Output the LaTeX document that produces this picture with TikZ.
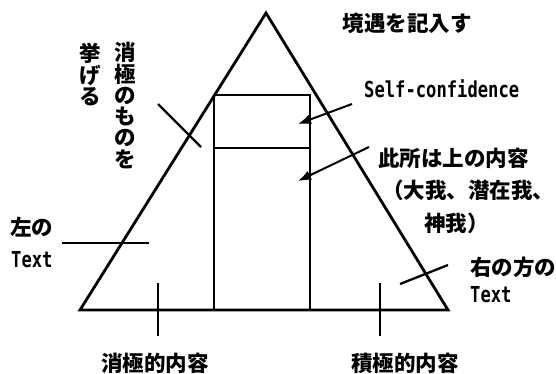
\documentclass[tikz,border=0pt]{standalone}
\usepackage{fontspec}
\usetikzlibrary{arrows.meta}
\newfontfamily\jp{Noto Sans CJK JP}
\newfontfamily\latf[FakeStretch=0.78]{DejaVu Sans Mono}
\begin{document}
\begin{tikzpicture}[x=1pt,y=-1pt,
  outline/.style={line width=2.8pt, line join=miter},
  tickline/.style={line width=2.3pt},
  jtext/.style={font=\jp\bfseries\fontsize{21.5}{21.3}\selectfont, inner sep=0pt},
  ltext/.style={font=\latf\bfseries\fontsize{22}{24}\selectfont, inner sep=0pt},
  ptr/.style={line width=2pt, -{Latex[length=13pt,width=10pt]}}]
\useasboundingbox (0,0) rectangle (556,373);
% triangle
\coordinate (apex) at (266,13);
\coordinate (bl) at (80,310);
\coordinate (br) at (448,310);
\draw[outline] (apex) -- (bl) -- (br) -- cycle;
% inner box
\coordinate (r1) at (214,95);
\coordinate (r2) at (310,95);
\coordinate (r3) at (214,148);
\coordinate (r4) at (310,148);
\coordinate (r5) at (214,310);
\coordinate (r6) at (310,310);
\draw[outline] (r5) -- (r1) -- (r2) -- (r6);
\draw[outline] (r3) -- (r4);
% cross marks
\coordinate (c1a) at (158,104); \coordinate (c1b) at (201,147);
\draw[tickline] (c1a) -- (c1b);
\coordinate (c2a) at (62,243); \coordinate (c2b) at (149,243);
\draw[tickline] (c2a) -- (c2b);
\coordinate (c3a) at (158,283); \coordinate (c3b) at (158,336);
\draw[tickline] (c3a) -- (c3b);
\coordinate (c4a) at (380,283); \coordinate (c4b) at (380,336);
\draw[tickline] (c4a) -- (c4b);
\coordinate (c5a) at (400,284); \coordinate (c5b) at (448,265);
\draw[tickline] (c5a) -- (c5b);
% arrows
\coordinate (a1s) at (352,104); \coordinate (a1e) at (298,124);
\draw[ptr] (a1s) -- (a1e);
\coordinate (a2s) at (369,147); \coordinate (a2e) at (298,181);
\draw[ptr] (a2s) -- (a2e);
% texts
\node[jtext] (top) at (407,23) {境遇を記入す};
\node[ltext, anchor=base west] (sc) at (364,97) {Self-confidence};
\node[jtext, anchor=west] (here) at (378,158) {此所は上の内容};
\node[jtext, anchor=west] (paren1) at (382,190) {（大我、潜在我、};
\node[jtext, anchor=west] (paren2) at (424,223) {神我）};
\node[jtext, anchor=west] (right1) at (470,267) {右の方の};
\node[ltext, anchor=base west] (right2) at (470,302) {Text};
\node[jtext, anchor=west] (left1) at (10,227) {左の};
\node[ltext, anchor=base west] (left2) at (11,267) {Text};
\node[jtext] (neg) at (155,363) {消極的内容};
\node[jtext] (pos) at (405,363) {積極的内容};
\node[jtext, align=center] (col1) at (125,105.5) {消\\極\\の\\も\\の\\を};
\node[jtext, align=center] (col2) at (90,74.5) {挙\\げ\\る};
\end{tikzpicture}
\end{document}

§ **Exercise objective**: Working from the lines above, reproduce the material exactly and exclude its pictures.

§ **The output**:
Output the LaTeX document that produces this picture with TikZ.
\documentclass[tikz,border=0pt]{standalone}
\usepackage{fontspec}
\usetikzlibrary{arrows.meta}
\newfontfamily\jp{Noto Sans CJK JP}
\newfontfamily\latf[FakeStretch=0.78]{DejaVu Sans Mono}
\begin{document}
\begin{tikzpicture}[x=1pt,y=-1pt,
  outline/.style={line width=2.8pt, line join=miter},
  tickline/.style={line width=2.3pt},
  jtext/.style={font=\jp\bfseries\fontsize{21.5}{21.3}\selectfont, inner sep=0pt},
  ltext/.style={font=\latf\bfseries\fontsize{22}{24}\selectfont, inner sep=0pt},
  ptr/.style={line width=2pt, -{Latex[length=13pt,width=10pt]}}]
\useasboundingbox (0,0) rectangle (556,373);
% triangle
\coordinate (apex) at (266,13);
\coordinate (bl) at (80,310);
\coordinate (br) at (448,310);
\draw[outline] (apex) -- (bl) -- (br) -- cycle;
% inner box
\coordinate (r1) at (214,95);
\coordinate (r2) at (310,95);
\coordinate (r3) at (214,148);
\coordinate (r4) at (310,148);
\coordinate (r5) at (214,310);
\coordinate (r6) at (310,310);
\draw[outline] (r5) -- (r1) -- (r2) -- (r6);
\draw[outline] (r3) -- (r4);
% cross marks
\coordinate (c1a) at (158,104); \coordinate (c1b) at (201,147);
\draw[tickline] (c1a) -- (c1b);
\coordinate (c2a) at (62,243); \coordinate (c2b) at (149,243);
\draw[tickline] (c2a) -- (c2b);
\coordinate (c3a) at (158,283); \coordinate (c3b) at (158,336);
\draw[tickline] (c3a) -- (c3b);
\coordinate (c4a) at (380,283); \coordinate (c4b) at (380,336);
\draw[tickline] (c4a) -- (c4b);
\coordinate (c5a) at (400,284); \coordinate (c5b) at (448,265);
\draw[tickline] (c5a) -- (c5b);
% arrows
\coordinate (a1s) at (352,104); \coordinate (a1e) at (298,124);
\draw[ptr] (a1s) -- (a1e);
\coordinate (a2s) at (369,147); \coordinate (a2e) at (298,181);
\draw[ptr] (a2s) -- (a2e);
% texts
\node[jtext] (top) at (407,23) {境遇を記入す};
\node[ltext, anchor=base west] (sc) at (364,97) {Self-confidence};
\node[jtext, anchor=west] (here) at (378,158) {此所は上の内容};
\node[jtext, anchor=west] (paren1) at (382,190) {（大我、潜在我、};
\node[jtext, anchor=west] (paren2) at (424,223) {神我）};
\node[jtext, anchor=west] (right1) at (470,267) {右の方の};
\node[ltext, anchor=base west] (right2) at (470,302) {Text};
\node[jtext, anchor=west] (left1) at (10,227) {左の};
\node[ltext, anchor=base west] (left2) at (11,267) {Text};
\node[jtext] (neg) at (155,363) {消極的内容};
\node[jtext] (pos) at (405,363) {積極的内容};
\node[jtext, align=center] (col1) at (125,105.5) {消\\極\\の\\も\\の\\を};
\node[jtext, align=center] (col2) at (90,74.5) {挙\\げ\\る};
\end{tikzpicture}
\end{document}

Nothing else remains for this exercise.